Short though the book is, there are many incidentals of Pakistani life that the author finds space to explore. Mumtaz, for instance, is pursuing a secret career as an investigative journalist, writing articles under a pseudonym about such topics as prostitution, drug-dealing and corruption. This allows the story to incorporate a wide-ranging series of snapshots of aspects of life in Lahore that would be hard to obtain from any other source.
There are literary and historical antecedents to this book, too. Daru's servant, for example, as a boy used to sit astride the big gun Zam-Kammah, just as Kim does at the start of Rudyard Kipling's novel. And Ozi is meant to recall the great emperor of these parts, Aurangzeb.
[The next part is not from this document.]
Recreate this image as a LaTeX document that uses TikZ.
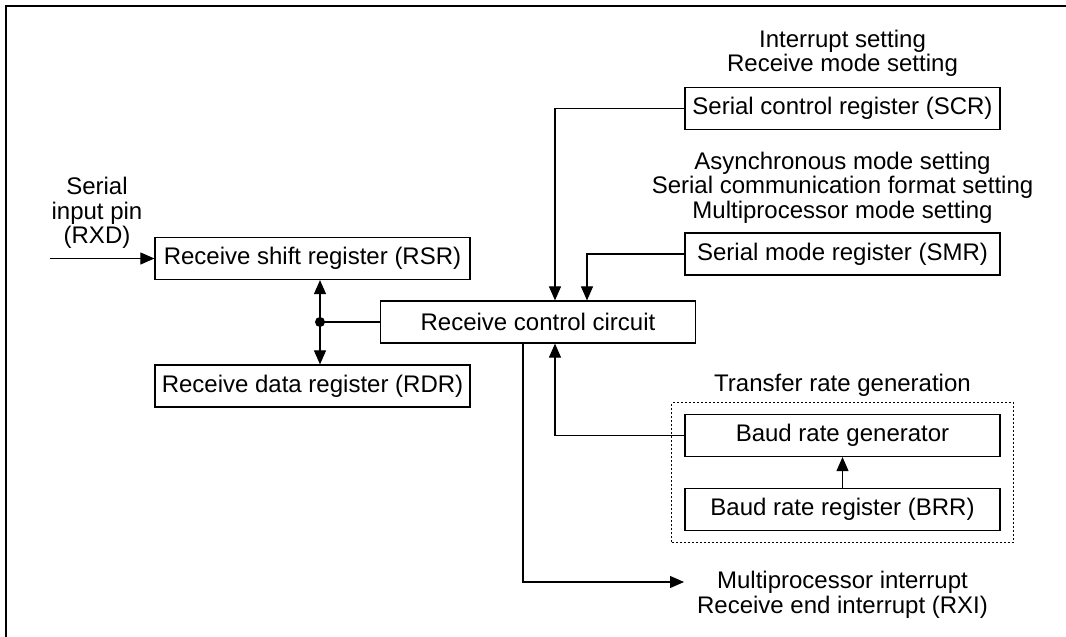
\documentclass[tikz,border=0pt]{standalone}
\usepackage{fontspec}
\setmainfont{Liberation Sans}
\usetikzlibrary{arrows.meta,fit}

\begin{document}
\begin{tikzpicture}[x=1pt,y=-1pt,line join=miter,
  font=\fontsize{24}{24.5}\selectfont,
  reg/.style={draw,line width=1.2pt,minimum width=315pt,minimum height=42pt,inner sep=0pt},
  lbl/.style={align=center,inner sep=0pt},
  sig/.style={line width=1.1pt,-{Triangle[length=14pt,width=12pt]}}]
  \useasboundingbox (0,0) rectangle (1066,637);
  \draw[line width=2.5pt] (6,637) -- (6,6) -- (1066,6);
  % registers
  \node[reg] (rsr) at (312.5,258.5) {Receive shift register (RSR)};
  \node[reg] (rdr) at (312.5,386) {Receive data register (RDR)};
  \node[reg] (rcc) at (538,322) {Receive control circuit};
  \node[reg] (scr) at (842.5,108.5) {Serial control register (SCR)};
  \node[reg] (smr) at (842.5,254) {Serial mode register (SMR)};
  \node[reg] (brg) at (842.5,435.5) {Baud rate generator};
  \node[reg] (brr) at (842.5,509.5) {Baud rate register (BRR)};
  \node[draw,line width=1.1pt,dash pattern=on 2pt off 2pt,fit=(brg)(brr),
    inner xsep=12.5pt,inner ysep=11.5pt] (trg) {};
  % texts
  \node[lbl] (pin) at (97,213) {Serial\\input pin\\(RXD)};
  \node[lbl] (scrtxt) at (842.5,53.5) {Interrupt setting\\Receive mode setting};
  \node[lbl] (smrtxt) at (842.5,187.5)
    {Asynchronous mode setting\\Serial communication format setting\\Multiprocessor mode setting};
  \node[lbl] (trgtxt) at (842.5,385) {Transfer rate generation};
  \node[lbl] (irq) at (842.5,595) {Multiprocessor interrupt\\Receive end interrupt (RXI)};
  % connections
  \coordinate (rxdin) at (50,258.5);
  \coordinate (bus) at (320,322);
  \coordinate (irqin) at (684,582);
  \draw[sig] (rxdin) -- (rsr.west);
  \draw[sig] (bus) -- (bus |- rsr.south);
  \draw[sig] (bus) -- (bus |- rdr.north);
  \draw[line width=1.1pt] (bus) -- (rcc.west);
  \fill (bus) circle (5pt);
  \draw[sig] (scr.west) -| ([xshift=17pt]rcc.north);
  \draw[sig] (smr.west) -| ([xshift=49pt]rcc.north);
  \draw[sig] (brg.west) -| ([xshift=17pt]rcc.south);
  \draw[sig] ([xshift=-15pt]rcc.south) |- (irqin);
  \draw[sig] (brr) -- (brg);
\end{tikzpicture}
\end{document}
This novel, in other words, dealing as it does with ecstasy and Johnny Walker Black Label, designer suits and parties to celebrate successful nuclear tests, casts a bright light on a little-known corner of the modern world, but from a knowing literary standpoint.
Kidney theft, teaching your girlfriend to box, a kite fight, sexual abandon on a dusty roof, orange parrots in the banyan's branches -- Pakistan provides the book with an unusual and exotic background.
Halfway through the story the monsoon breaks. But this year, after the lightning, and then the thunder, people instinctively pause for a moment, just in case these are followed by a wave of heat hotter than a thousand suns. This, after all, is 1998, and Pakistan's first post-nuclear monsoon.